While the projects were challenging before the coronavirus pandemic, the teams had to be particularly creative when they went remote in March.
“When we lost access to the labs and were unable to carry out some of the testing that we had planned, we determined that we needed to come up with a new approach that could be carried out remotely,” says Sabrina Sleasman, an intramural participant and junior in the Department of Biomedical Engineering. “We had to ask: How can we still test these remotely?” For her team, which focused on test-engineering 3D-printed prosthetics, the answer lay in developing an analytical model, which was a new experience for all of the group members.
UB became an official chapter of e-NABLE this past spring. With the help of Olewnik, chapter leads Eric Paccione and Czajkowski spent the fall 2019 semester researching the requirements of becoming an e-NABLE community chapter, brainstorming project ideas and seeking out students to begin the chapter.
“One of the requirements was to print a ‘test hand’ to show our competence with 3D printing and assembling e-NABLE designs,” says Paccione, a senior biomedical engineering major and team project manager. “This led to our chapter hosting its first workshop and interest meeting where we had already 3D printed the parts, and we had groups of students work to assemble hands.”
The chapter, e-NABLE@UB, is in the process of developing more projects for the fall semester, in collaboration with UB’s Experiential Learning Network and students and faculty in other disciplines.
“One of the things that makes the e-NABLE community so great is the opportunity to bring in fields other than engineering,” say Czajkowski and Paccione. “The prosthetic field itself requires collaboration across the medical field, such as rehabilitation/physical therapy and public health, in addition to engineering. Becoming a more interdisciplinary group provides ample opportunity for students to grow accustomed to working alongside people with different skill sets and interests.”

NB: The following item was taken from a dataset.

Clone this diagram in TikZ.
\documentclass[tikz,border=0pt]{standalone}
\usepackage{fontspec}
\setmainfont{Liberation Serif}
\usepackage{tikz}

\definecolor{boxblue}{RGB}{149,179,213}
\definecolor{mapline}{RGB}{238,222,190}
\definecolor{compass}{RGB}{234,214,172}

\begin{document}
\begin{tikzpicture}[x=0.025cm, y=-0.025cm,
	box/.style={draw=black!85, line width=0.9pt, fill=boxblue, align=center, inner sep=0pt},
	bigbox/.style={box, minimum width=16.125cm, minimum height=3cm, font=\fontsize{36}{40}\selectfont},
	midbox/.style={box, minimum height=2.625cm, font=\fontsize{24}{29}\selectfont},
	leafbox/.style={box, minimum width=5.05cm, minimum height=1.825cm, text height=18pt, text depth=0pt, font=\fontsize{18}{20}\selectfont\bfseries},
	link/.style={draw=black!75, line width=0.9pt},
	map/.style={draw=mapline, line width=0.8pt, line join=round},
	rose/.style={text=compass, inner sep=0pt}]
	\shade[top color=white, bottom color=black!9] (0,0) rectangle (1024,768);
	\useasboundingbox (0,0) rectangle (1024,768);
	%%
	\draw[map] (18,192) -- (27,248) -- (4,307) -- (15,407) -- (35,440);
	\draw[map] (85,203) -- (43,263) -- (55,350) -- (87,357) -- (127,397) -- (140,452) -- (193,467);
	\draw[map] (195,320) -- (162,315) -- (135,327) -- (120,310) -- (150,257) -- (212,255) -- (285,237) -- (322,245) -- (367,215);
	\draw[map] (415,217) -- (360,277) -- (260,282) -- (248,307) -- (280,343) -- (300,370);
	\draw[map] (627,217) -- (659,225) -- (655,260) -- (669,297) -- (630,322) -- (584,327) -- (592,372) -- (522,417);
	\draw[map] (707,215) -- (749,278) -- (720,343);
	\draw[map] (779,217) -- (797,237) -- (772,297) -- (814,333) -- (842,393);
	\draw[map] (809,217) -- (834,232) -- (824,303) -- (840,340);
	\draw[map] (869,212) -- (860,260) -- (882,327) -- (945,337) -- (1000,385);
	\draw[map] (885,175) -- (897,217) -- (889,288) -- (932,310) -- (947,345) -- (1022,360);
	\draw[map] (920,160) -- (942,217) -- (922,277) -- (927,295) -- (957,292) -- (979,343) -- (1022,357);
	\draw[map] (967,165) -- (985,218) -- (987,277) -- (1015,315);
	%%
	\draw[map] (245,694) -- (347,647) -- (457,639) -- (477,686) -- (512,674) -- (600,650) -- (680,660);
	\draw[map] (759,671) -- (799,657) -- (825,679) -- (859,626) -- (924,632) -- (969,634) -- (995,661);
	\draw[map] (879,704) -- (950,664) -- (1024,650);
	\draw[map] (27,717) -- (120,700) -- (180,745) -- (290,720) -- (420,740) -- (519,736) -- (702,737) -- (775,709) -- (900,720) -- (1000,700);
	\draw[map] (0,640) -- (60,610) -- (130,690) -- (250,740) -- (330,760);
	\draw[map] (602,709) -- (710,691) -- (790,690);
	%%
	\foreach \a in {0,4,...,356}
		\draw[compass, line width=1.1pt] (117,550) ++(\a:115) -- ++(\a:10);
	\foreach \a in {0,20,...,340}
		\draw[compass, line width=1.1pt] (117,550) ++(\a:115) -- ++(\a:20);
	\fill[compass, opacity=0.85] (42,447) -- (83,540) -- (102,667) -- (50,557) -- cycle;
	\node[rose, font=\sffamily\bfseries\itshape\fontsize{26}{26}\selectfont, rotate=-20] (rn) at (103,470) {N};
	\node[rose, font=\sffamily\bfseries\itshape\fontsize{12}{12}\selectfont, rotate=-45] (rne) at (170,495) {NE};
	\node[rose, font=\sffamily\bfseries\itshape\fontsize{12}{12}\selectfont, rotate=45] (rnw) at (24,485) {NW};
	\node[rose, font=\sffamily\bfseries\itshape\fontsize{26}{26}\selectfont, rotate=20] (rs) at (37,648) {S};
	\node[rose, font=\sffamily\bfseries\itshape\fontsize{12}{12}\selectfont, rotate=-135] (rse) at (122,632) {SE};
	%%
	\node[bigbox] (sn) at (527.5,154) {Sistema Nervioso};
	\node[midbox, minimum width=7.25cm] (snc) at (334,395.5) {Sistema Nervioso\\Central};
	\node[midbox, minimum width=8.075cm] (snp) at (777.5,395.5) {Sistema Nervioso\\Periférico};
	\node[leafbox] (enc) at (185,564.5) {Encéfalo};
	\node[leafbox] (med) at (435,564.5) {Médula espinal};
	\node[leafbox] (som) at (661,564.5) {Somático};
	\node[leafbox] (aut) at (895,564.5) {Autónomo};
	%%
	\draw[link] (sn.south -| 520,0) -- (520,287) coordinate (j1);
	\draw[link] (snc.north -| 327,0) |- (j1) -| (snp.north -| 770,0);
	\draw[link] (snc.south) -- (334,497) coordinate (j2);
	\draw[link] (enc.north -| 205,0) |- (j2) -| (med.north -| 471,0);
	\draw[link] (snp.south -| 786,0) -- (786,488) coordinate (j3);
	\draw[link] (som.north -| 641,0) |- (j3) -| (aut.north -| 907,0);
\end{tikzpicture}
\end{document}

The e-NABLE community has more than 140 e-NABLE chapters and hundreds of schools taking part in their mission of making free 3D-printed hands for those in need, using open-source and low-cost designs.
“What I like most about the projects we do is that our end results can reach much further than UB. With the community chapter network and e-NABLE forum, we are able to share what we do directly with people around the world who are working on similar projects, contributing to a greater body of knowledge,” says Paccione.
In addition to Czajkowski, Paccione and Sleasman, participants in e-NABLE projects during the spring semester included Ruby Acquah, Connor Bittlingmaier, Huy Dang, Sovannrith Em, Jeff Joseph, Taylor Marabella, Marsha Maredia, Angelique Miane, Preethi Sivaswaamy Mohana, Sreeja Morishetty, Jui Mahendra Naik (project manager), Daniel Pardo, Taylor Quinn, Anthony Romeo, Wilson David Jo Siu (project manager), Rachael Warren, Elise Williamson and Jason Yin. Graduate students Elakkiya Jayaraman and Aliakbar Eranpurwala served as project mentors.
Additional collaborators were Filip Stefovonic and Mark Ehrensberger, faculty members in the Department of Biomedical Engineering, and the 3D Printing Working Group.